Trois questions à Jean-Sébastien Schwertz, DG de Chemins d'Espérance
Votre Ehpad de Mauriac vient d'obtenir le feu vert du Cantal pour un tarif différencié. Pourquoi l'aviez-vous sollicité ?
Notre association a en effet signé une nouvelle convention d'aide sociale pour son Ehpad Les Vaysses. La hausse ne pourra pas être supérieure à 15 % par rapport au tarif journalier ASH de 62,84 euros (64,10 pour l'UVP) et concerne les nouveaux entrants à compter du 1er avril.
Il n'est ni le premier ni le seul. Nous avons d'ores et déjà signé six conventions de tarifs différenciés et deux autres trouveront à s'appliquer le 1er mai prochain. Pourquoi ? Parce que nécessité fait loi. Le modèle économique de nos établissements habilités à l'aide sociale est, d'année en année, plus fragile et nous cherchons à sortir - partiellement, très partiellement -, d'un mode de financement qui dépend presque exclusivement de nos autorités de contrôle et de tarification, elles-mêmes confrontées à des enjeux d'équilibre budgétaire.

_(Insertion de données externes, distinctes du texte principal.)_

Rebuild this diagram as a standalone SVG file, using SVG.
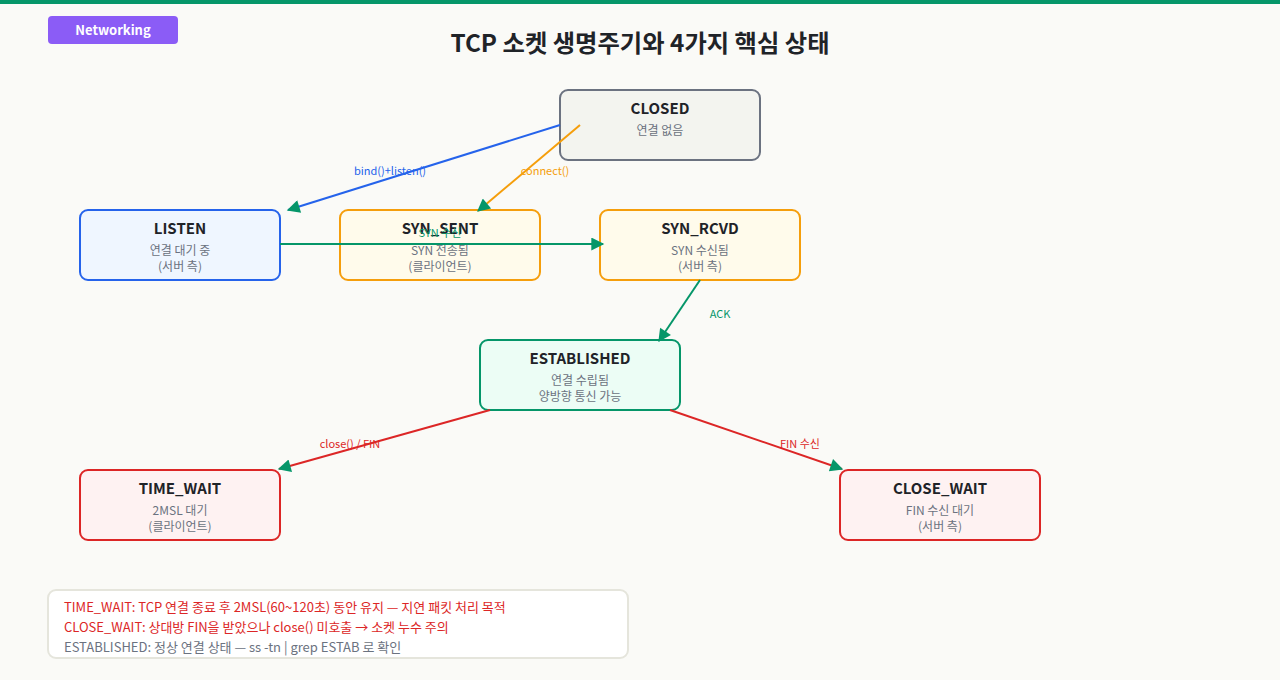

Comptez-vous généraliser le tarif différencié ?
Nous gérons notamment 23 Ehpad dont 90 % de nos places sont habilitées. Nous avons été contraints de précéder la loi face à l'urgence et au péril qui pèsent sur eux. Il est impérieux, pour la pérennité de l'association, de tenter de revenir à l'équilibre mais aussi de reconstituer en partie les fonds propres de nos établissements. Soyons clair, notre souhait de départ était bien un rebasage de nos tarifs qui tienne compte de l'inflation depuis 2019. Les conseils départementaux n'ont pas donné de suite favorable, d'où notre choix d'actionner ce levier de financement. Cependant, si sur le principe, le tarif différencié peut être envisagé comme une forme de solidarité choisie entre résidents (sans stigmatisation puisque les prestations sont les mêmes), il n'en reste pas moins vrai que pour une association d'origine congréganiste comme la nôtre, le risque de polarisation n'est pas sans poser un cas de conscience.
Qu'entendez-vous par polarisation ?
Celle entre les résidents bénéficiaires de l'ASH et ceux qui peuvent payer un tarif différencié. La loi Bien vieillir et autonomie donne un cadre national mais la réflexion doit porter sur un garde-corps pour éviter les effets de bord. Je pense en particulier aux personnes âgées dont les revenus les rendent de peu inéligibles à l'ASH et qui risquent de ne plus entrer chez nous. Bien entendu, la modulation à la ressource peut être envisagée, mais elle pose des questions épineuses sur la détermination des biens et revenus à prendre en compte. Nous ne sommes pas inspecteurs des impôts ! Nous devons être vigilants sur le futur cadre réglementaire : le niveau de décision pertinent doit être celui de l'etablissement. Je souhaite que des marges de manoeuvre soient données aux gestionnaires qui sont force de proposition et ont démontré, a fortiori au cours des quatre dernières années, leur capacité d'adaptation.